New York City Considers Requiring Landlords to Educate Tenants on Rental Rights

By Michael Klazema on 2/27/2020

When can a landlord access your apartment? Do they have to provide heat when it is cold? How much should an application fee cost? These questions, and many similar ones, speak to the complex and confusing patchwork of rules which govern the landlord-tenant relationship. Especially in cities with a huge rental market, such as New York City, unscrupulous landlords may use tenant confusion to engage in unethical or even illegal practices, such as shutting off the heat to save money in the winter. 

For tenants, lodging complaints about these practices is often tricky, especially when they may not always know that their landlord's actions are inappropriate. In 2020, New York City's Comptroller recognized a severe knowledge gap impacting tenants, especially regarding recently-enacted rules. After studying the issue, the Comptroller's office proposed a Tenant Bill of Rights—an explicit list of rights and expectations to include with every lease packet and tenancy renewal in the city. 

The rules outlined in the proposed Bill of Rights are not new regulations; all of them are already on the books and in force. However, many renters remain unaware of some or all their rights. 
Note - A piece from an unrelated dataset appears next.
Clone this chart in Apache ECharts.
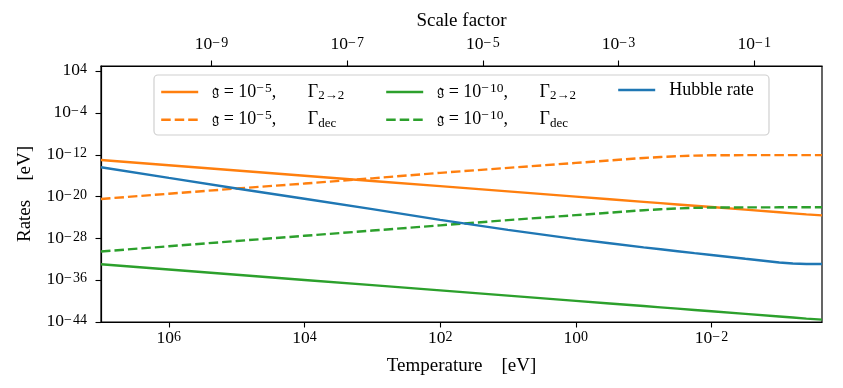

Some landlords continue to use opaque leases to carry on with illegal activity, such as requiring an application fee over $20 for a pre-rental tenant background check. NYC 311, which fields complaints from city residents, logs millions of claims every year regarding landlords who fail to provide mandatory utilities such as heating.

By including clear definitions and guidelines within leases, the proposal aims to remove doubt from the equation for tenants. The Comptroller hopes a Bill of Rights would make it easier for tenants to hold landlords responsible for violating their rights while disincentivizing landlords from ignoring issues. 

For the Tenant Bill of Rights to appear in all leases and renewal packets, the New York City Council must create and adopt regulations requiring its inclusion. As the City considers its next steps for protecting its tenant population, similar bills of rights have already become law in other municipalities around the country. 

What do these changing rules mean for landlords? Landlords must always be aware of the specific rules that apply to them, including the use of background screening products in their locale. 

Compliance has always been an element of owning a rental property. As new regulations develop, landlords must take steps to remain legally in the clear. With multiple rules in effect,  including caps on application fees for screening purposes in some areas, cost-effective and scalable solutions for tenant background checks are essential. offers landlords quick access to vital information for determining tenant suitability, including criminal history checks and credit reports. 

While new regulations may seem burdensome, using a lease to spell out both a landlord and tenant's rights could be a benefit to both parties. With a clear, mutual understanding of each other's responsibilities, resolving disputes or avoiding them may be easier.